Stablecoin lenders are starved for durable yield. Crypto-backed borrow demand is cyclical and has compressed. The capital is on-chain. The collateral is on-chain. The rails between them are not.
Architecture in one paragraph
Agama runs one shared liquidity pool of USDr (the Lending Pool) that funds isolated borrow markets, one per RWA tranche. Lenders see a single deposit destination and a single APY. Borrowers see a list of independent markets, each with its own collateral type, risk parameters, and debt counter — borrowing on one tranche has no effect on a borrower's exposure to another tranche.
This is a Morpho-Blue-style isolated-debt model sitting on top of an Aave-style unified-liquidity pool, plus a Liquity-style Stability Pool as the backstop.
Components
The protocol has two core surfaces:
-
Lending Pool. Lenders deposit USDr and receive
agYLD, a yield-bearing receipt that accrues interest automatically from borrower repayments.
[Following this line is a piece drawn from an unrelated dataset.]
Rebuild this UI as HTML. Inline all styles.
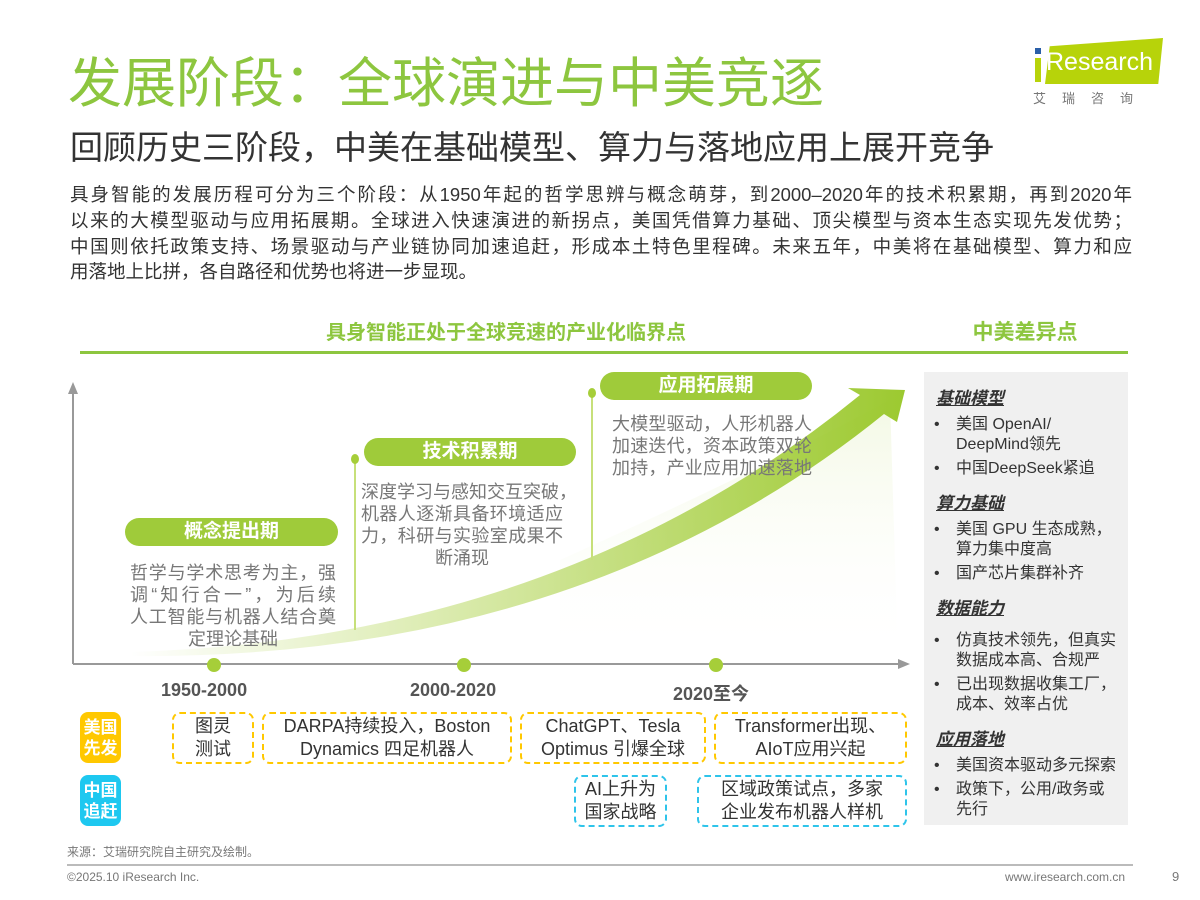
<!DOCTYPE html>
<html><head><meta charset="utf-8"><style>
body{margin:0;width:1200px;height:900px;background:#fff;font-family:"Liberation Sans","Noto Sans CJK SC",sans-serif;position:relative;overflow:hidden}
.a{position:absolute}
.j{display:block;text-align:justify;text-align-last:justify;white-space:nowrap}
.pill{position:absolute;background:#9fcb3a;border-radius:16px;color:#fff;font-weight:bold;font-size:19px;text-align:center;line-height:28px}
.desc{position:absolute;color:#777;font-size:18px;line-height:22px}
.yr{position:absolute;color:#555;font-weight:bold;font-size:18px;top:680px}
.tag{position:absolute;border-radius:8px;color:#fff;font-weight:bold;font-size:17px;line-height:21px;text-align:center;width:41px;padding-top:5px;height:46px;left:80px}
.db{position:absolute;border:2px dashed #ffc800;border-radius:8px;color:#333;font-size:18px;line-height:23px;text-align:center;display:flex;align-items:center;justify-content:center;box-sizing:border-box;height:52px;white-space:nowrap}
.cb{border-color:#2ec4ea}
.rh{font-weight:bold;font-style:italic;text-decoration:underline;color:#333;font-size:17px;margin:10px 0 6px 12px}
.li{font-size:16px;color:#333;line-height:20px;padding-left:32px;position:relative;margin-bottom:4px;white-space:nowrap}
.li:before{content:"•";position:absolute;left:10px}
</style></head><body>
<div class="a" style="left:68px;top:52px;font-size:54px;line-height:64px;color:#8dc63f;white-space:nowrap">发展阶段：全球演进与中美竞逐</div>
<div class="a" style="left:70px;top:128px;font-size:33px;line-height:40px;color:#333;white-space:nowrap">回顾历史三阶段，中美在基础模型、算力与落地应用上展开竞争</div>
<div class="a" style="left:1033px;top:40px;width:12px;height:42px"><div style="position:absolute;left:2px;top:8px;width:6px;height:6px;background:#2a5fa8"></div><div style="position:absolute;left:2px;top:18px;width:6px;height:24px;background:#b7d30a"></div></div>
<div class="a" style="left:1045px;top:38px;width:118px;height:46px;background:#b7d30a;clip-path:polygon(4% 18%,100% 0,96% 100%,0 100%)"></div>
<div class="a" style="left:1046px;top:48px;font-size:25px;color:#fff">Research</div>
<div class="a" style="left:1033px;top:88px;font-size:13px;color:#777;letter-spacing:16px">艾瑞咨询</div>
<div class="a" style="left:70px;top:182px;width:1062px;font-size:18.5px;line-height:25.8px;color:#333">
<span class="j">具身智能的发展历程可分为三个阶段：从1950年起的哲学思辨与概念萌芽，到2000–2020年的技术积累期，再到2020年</span>
<span class="j">以来的大模型驱动与应用拓展期。全球进入快速演进的新拐点，美国凭借算力基础、顶尖模型与资本生态实现先发优势；</span>
<span class="j">中国则依托政策支持、场景驱动与产业链协同加速追赶，形成本土特色里程碑。未来五年，中美将在基础模型、算力和应</span>
<span>用落地上比拼，各自路径和优势也将进一步显现。</span></div>
<div class="a" style="left:80px;top:316px;width:852px;text-align:center;font-size:20px;font-weight:bold;color:#8dc63f">具身智能正处于全球竞速的产业化临界点</div>
<div class="a" style="left:80px;top:351px;width:852px;height:3px;background:#8dc63f"></div>
<div class="a" style="left:922px;top:316px;width:206px;text-align:center;font-size:21px;font-weight:bold;color:#8dc63f">中美差异点</div>
<div class="a" style="left:922px;top:351px;width:206px;height:3px;background:#8dc63f"></div>
<svg class="a" style="left:0;top:0" width="1200" height="900">
<defs><linearGradient id="g" x1="0" x2="1" y1="0" y2="0"><stop offset="0" stop-color="#a6ce39" stop-opacity="0"/><stop offset="0.35" stop-color="#a6ce39" stop-opacity="0.35"/><stop offset="1" stop-color="#9cc930"/></linearGradient>
<linearGradient id="g2" x1="0" x2="0" y1="0" y2="1"><stop offset="0" stop-color="#e6f1c6" stop-opacity="0.8"/><stop offset="1" stop-color="#fff" stop-opacity="0"/></linearGradient></defs>
<path d="M560 560 Q760 470 890 400 L898 660 L560 660Z" fill="url(#g2)" opacity="0.6"/>
<path d="M130 652 Q560 640 860 395 L848 388 L905 390 L897 422 L884 414 Q580 660 130 656Z" fill="url(#g)"/>
<line x1="73" y1="664" x2="73" y2="390" stroke="#999" stroke-width="2"/>
<polygon points="73,382 68,394 78,394" fill="#999"/>
<line x1="73" y1="664" x2="900" y2="664" stroke="#999" stroke-width="2"/>
<polygon points="910,664 898,659 898,669" fill="#999"/>
<circle cx="214" cy="665" r="7" fill="#a6ce39"/><circle cx="464" cy="665" r="7" fill="#a6ce39"/><circle cx="716" cy="665" r="7" fill="#a6ce39"/>
<line x1="355" y1="460" x2="355" y2="630" stroke="#c7e07a" stroke-width="2"/><ellipse cx="355" cy="459" rx="4" ry="5" fill="#a6ce39"/>
<line x1="592" y1="394" x2="592" y2="560" stroke="#c7e07a" stroke-width="2"/><ellipse cx="592" cy="393" rx="4" ry="5" fill="#a6ce39"/>
</svg>
<div class="pill" style="left:125px;top:518px;width:213px">概念提出期</div>
<div class="pill" style="left:364px;top:438px;width:212px">技术积累期</div>
<div class="pill" style="left:600px;top:372px;width:212px">应用拓展期</div>
<div class="desc" style="left:130px;top:562px;width:206px;text-align:center"><span class="j">哲学与学术思考为主，强</span><span class="j">调“知行合一”，为后续</span><span class="j">人工智能与机器人结合奠</span><span>定理论基础</span></div>
<div class="desc" style="left:361px;top:481px;width:202px;text-align:center"><span class="j">深度学习与感知交互突破，</span><span class="j">机器人逐渐具备环境适应</span><span class="j">力，科研与实验室成果不</span><span>断涌现</span></div>
<div class="desc" style="left:612px;top:413px;width:200px"><span class="j">大模型驱动，人形机器人</span><span class="j">加速迭代，资本政策双轮</span><span class="j">加持，产业应用加速落地</span></div>
<div class="yr" style="left:161px">1950-2000</div>
<div class="yr" style="left:410px">2000-2020</div>
<div class="yr" style="left:673px">2020至今</div>
<div class="tag" style="top:712px;background:#ffc800">美国先发</div>
<div class="tag" style="top:775px;background:#1ec8f0">中国追赶</div>
<div class="db" style="left:172px;top:712px;width:82px">图灵<br>测试</div>
<div class="db" style="left:262px;top:712px;width:250px">DARPA持续投入，Boston<br>Dynamics 四足机器人</div>
<div class="db" style="left:520px;top:712px;width:186px">ChatGPT、Tesla<br>Optimus 引爆全球</div>
<div class="db" style="left:714px;top:712px;width:193px">Transformer出现、<br>AIoT应用兴起</div>
<div class="db cb" style="left:574px;top:775px;width:93px">AI上升为<br>国家战略</div>
<div class="db cb" style="left:697px;top:775px;width:210px">区域政策试点，多家<br>企业发布机器人样机</div>
<div class="a" style="left:924px;top:372px;width:204px;height:453px;background:#f0f0f0">
<div class="rh" style="margin-top:12px">基础模型</div>
<div class="li">美国 OpenAI/<br>DeepMind领先</div><div class="li">中国DeepSeek紧追</div>
<div class="rh">算力基础</div>
<div class="li">美国 GPU 生态成熟，<br>算力集中度高</div><div class="li">国产芯片集群补齐</div>
<div class="rh" style="margin-bottom:12px">数据能力</div>
<div class="li">仿真技术领先，但真实<br>数据成本高、合规严</div><div class="li">已出现数据收集工厂，<br>成本、效率占优</div>
<div class="rh">应用落地</div>
<div class="li">美国资本驱动多元探索</div><div class="li">政策下，公用/政务或<br>先行</div>
</div>
<div class="a" style="left:67px;top:843px;font-size:12px;color:#777">来源：艾瑞研究院自主研究及绘制。</div>
<div class="a" style="left:67px;top:864px;width:1066px;height:2px;background:#bbb"></div>
<div class="a" style="left:67px;top:870px;font-size:12px;color:#777">©2025.10 iResearch Inc.</div>
<div class="a" style="left:1005px;top:870px;font-size:12px;color:#777">www.iresearch.com.cn</div>
<div class="a" style="left:1172px;top:869px;font-size:13px;color:#777">9</div>
</body></html>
Borrowers post a Senior or Junior tranche as collateral and borrow USDr at a dynamic rate driven by aggregate pool utilisation. The pool currently routes through 6 per-tranche adapters — Senior + Junior across three issuer pools — and new markets ship by adding an adapter without redeploying the pool. -
Stability Pool. The protocol's safety net. Stakers deposit
agYLDand receivesagYLD. When a borrower is liquidated, the SP absorbs the bad debt by burningagYLDand receives the seized collateral at a 3–8% discount. That discount accrues as extra yield to SP stakers. Unstake is subject to a 7-day cooldown.
Per-market debt isolation
This is the part that surprises people coming from Aave. Agama tracks debt per market, not per user.
Concretely:
- The
DebtTokenexposes two views:balanceOf(user, adapter)— the user's debt on that specific market.balanceOf(user)— the same user's debt aggregated across all markets they touch.
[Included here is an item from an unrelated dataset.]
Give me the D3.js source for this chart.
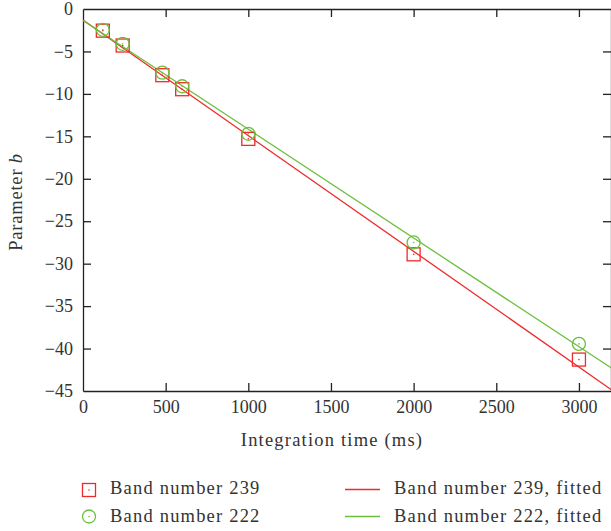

- Health factors are computed per market: the LTV check on jCONDO ignores the borrower's positions on sRESOLV.
- A liquidation on jCONDO seizes only the jCONDO collateral. Other markets are untouched.
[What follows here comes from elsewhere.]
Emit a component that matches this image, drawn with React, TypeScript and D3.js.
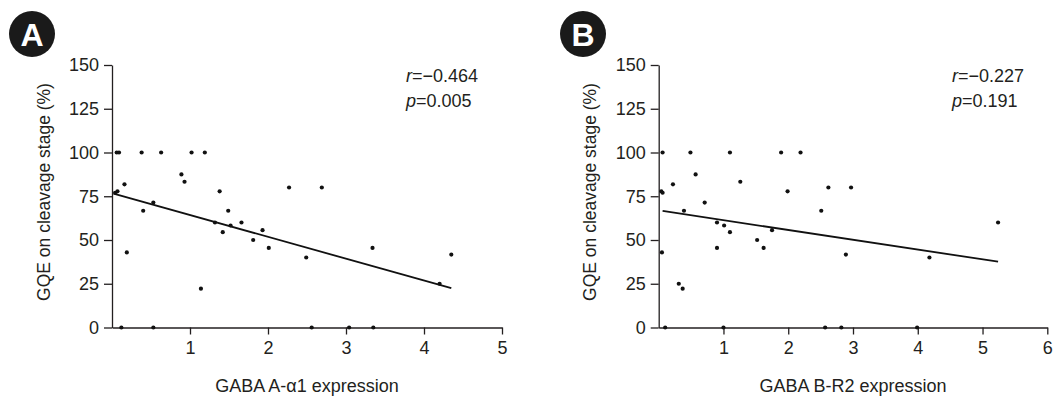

This makes the system far less correlated under stress than a cross-margin design: a single bad asset can't force-liquidate a borrower's healthy positions elsewhere. The trade-off is that borrowers can't net collateral across markets — each market stands on its own.
RWA looping
The core use case is RWA looping: collateralise a yield-bearing tranche, borrow stable against it, buy more of the same tranche, repeat. Each loop amplifies exposure to the underlying real-world yield.
1. Deposit a yield-bearing RWA paying x%
2. Borrow stablecoins against it at y%
3. Buy more of the asset
4. Repeat until reaching z× leverageIn theory this transforms an x% real-world yield into:
Net yield =
x + (z − 1) · (x − y)
| Variable | Meaning |
|---|---|
| x | base RWA yield |
| y | stablecoin borrow rate |
| z | target leverage |
Worked example. A Senior tranche yielding 12%, looped to 3× leverage against a 10% stable borrow rate:
Net yield = 12 + (3 − 1) · (12 − 10)
= 12 + 4
= 16%This is the theoretical leveraged yield, the closed-form upper bound at exactly z leverage. Reaching 3× requires roughly a 67% LTV. Real loops converge geometrically: at the recommended 50% LTV the terminal leverage is 2×; at a Senior tranche's MAX_LTV of 75% it's 4×. Junior tranches cap looping at MAX_LTV 50% (terminal 2×) — wider liquidation bonus, higher discount on stress, lower leverage ceiling. See Interest Rate Model → Looping viability for the loop-by-loop table.
The math is the same one used across Aave, Morpho and most leverage strategies. What Agama brings is a venue tuned specifically for RWA collateral, with isolated per-market risk and a Stability Pool sized to absorb liquidations of assets that don't have an on-chain spot market.